Blogging NAIS, conference proposals for NECC, and Coming of Age 2nd edition

Filed Under (Education, educational technology, online collaborative learning, web 2.0) by Administrator on 06-09-2006

Because I have just so much time on my hands what with it being the first week of school (and the rollout of the 1:1 programme at our school) and my thesis defence taking place sometime next week, I have been spending my abundant free time thinking about conference proposals for the NAIS Annual Conference and NECC 2007. Oh yeah, I also need to pull together a book review for the 2nd edition of Coming of Age: The New World Wide Web by next week.

Actually, I am getting just a little stressed by the thought of the defence and the review.

The submission date for conference proposals for the NAIS in Denver in February has long come and gone, but my headmaster wanted me to give it a go anyways. They were full up, but then I asked if they were blogging the conference and if they needed bloggers. The response I received was that they hadn’t thought of it, but it seemed like an idea worth pursuing. This gives me a strong suggestion that conference blogging really is beginning to go mainstream. Sure hope they get back to me with a thumbs up!

Today NECC 2007 opened up its requests for conference proposals. I have been approached by two terrific teachers who are also online collaborators to sit on a panel about online collaboration. Can’t wait for Atlanta next June!

One of the highlights of my summer was being approached by Terry Freedman, editor and front man of Coming of Age to be a contributing author to the second edition.
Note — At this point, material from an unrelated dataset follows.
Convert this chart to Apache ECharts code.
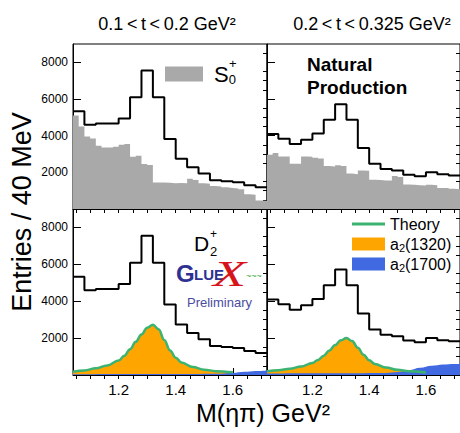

I have been asked to write a review on Thomas Friedman’s The World is Flat. Wow, a pairing of two of my best reads of the summer – what could be better? And so I join the international group of thirty-seven or so other authors of the second edition of Coming of Age. It should be released in the new year, I’m told. I have also been told that as of about a month ago, the readership of the book was at something like 30,000. Wowsa! It is my plan to create a podcast of an interview with one of my students whom I had encouraged to read the book over the summer. He was reluctant to read it, but returned to school last week all smiles and raves about the book. It promises to be a good interview!